Two new licenses - OVPL & OVLPL

Alex Bligh alex at alex.org.uk
Sun Apr 10 17:54:14 UTC 2005


Bruce,

--On 10 April 2005 10:10 -0700 Bruce Perens <bruce at perens.com> wrote:

> I haven't looked at this for OSD compliance, but am making a comment on
> the covenant between you and the outside developers. Is your intention to
> vend an _enhanced_ version of the software that is not Open Source while
> you work on a "community" version as well, or do you only wish to
> continue to fulfill the needs of proprietary licensees for the exact same
> program? IMO the asymetrical relationship that occurrs when the initial
> developer vends a proprietary "super" version which also mixes in outside
> contributions doesn't attract developers very well. They have no desire
> to be second-class citizens.

In the general case, either. However, note that any *outside* contributions
by definition must be in the open source version. That's the "catch" for
the ID as per 4.1: they get the additional license "provided such versions
remain available under the terms of this License or a future version of
this License released under Section 4.1".

If you mean what are the differences likely to be for the enhanced
version, in the context of clients I'm dealing with at the moment,
they fall into two categories:
* Enhanced features developed solely by the Initial Developer which
  they intend to open source at a later date (and make some money from
  in the mean time) - rather like the Ghostscipt model.
* Features linked to closed source libraries the ID is paying for either
  by the copy or in some other manner, whose license effectively
  prohibits incoporation into open source software. In respect of some
  of these, there are no viable open source alternatives (and may
  well never be, due to patents and/or industry adoption of a single
  vendor as a closed standard).

It's actually the second which is the hardest to get wrong.

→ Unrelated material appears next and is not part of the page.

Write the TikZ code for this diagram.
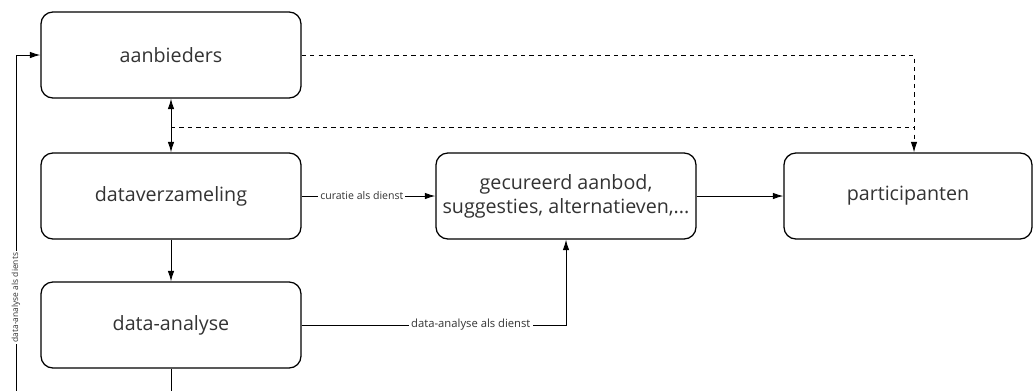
\documentclass[tikz,border=0pt]{standalone}
\usepackage{fontspec}
\setmainfont{Open Sans}
\usetikzlibrary{arrows.meta}
\begin{document}
\begin{tikzpicture}[x=0.025cm,y=-0.025cm,
	>={Latex[length=2.6mm,width=1.6mm]},
	box/.style={draw,line width=0.9pt,rounded corners=0.3cm,minimum width=6.5cm,minimum height=2.15cm,inner sep=0pt,font=\fontsize{14}{17}\selectfont,text=black!80,align=center},
	lbl/.style={fill=white,inner sep=1.5pt,text=black!80},
	line width=0.6pt]
	\useasboundingbox (0,0) rectangle (1033,390);
	%%%%%%%%
	\node[box] (aanb) at (171,55) {aanbieders};
	\node[box] (verz) at (171,196) {dataverzameling};
	\node[box] (ana) at (171,325) {data-analyse};
	\node[box] (gec) at (566,196) {gecureerd aanbod,\\suggesties, alternatieven,...};
	\node[box,minimum width=6.2cm] (part) at (908,196) {participanten};
	\coordinate (pin) at ([xshift=0.15cm]part.north);
	\coordinate (dj) at (171,127);
	\coordinate (lb) at (16,392);
	\coordinate (ab) at (171,392);
	%%%%%%%%
	\draw[<->] (aanb) -- (verz);
	\draw[->] (verz) -- (ana);
	\draw (ana) -- (ab);
	\draw[->] (verz) -- node[lbl,pos=0.45,font=\fontsize{7.5}{9}\selectfont]{curatie als dienst} (gec);
	\draw[->] (gec) -- (part);
	\draw[->] (ana.east) -| node[lbl,pos=0.32,font=\fontsize{8}{9}\selectfont]{data-analyse als dienst} (gec.south);
	\draw[->] (lb) |- node[lbl,pos=0.14,rotate=90,font=\fontsize{6}{7}\selectfont]{data-analyse als dients} (aanb.west);
	\draw[dashed,->] (aanb.east) -| (pin);
	\draw[dashed] (dj) -- (dj -| pin);
\end{tikzpicture}
\end{document}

> If that is not your intent, I would suggest that you balance the
> relationship while retaining the ability to service your proprietary
> customers. In the initial developer grant, include a promise that as long
> as you are using the subsequent contributions in a proprietary version,
> that you will also release the same program under an OSI-certified Open
> Source license.

That's already there isn't it - the bit of 4.1 I mentioned? In respect of
each contribution, if the ID makes use of the additional developer grant
for proprietary product, they must in return make the contribution
available under this license (which hopefully will be OSI certified).
Perhaps I'm missing what you are saying.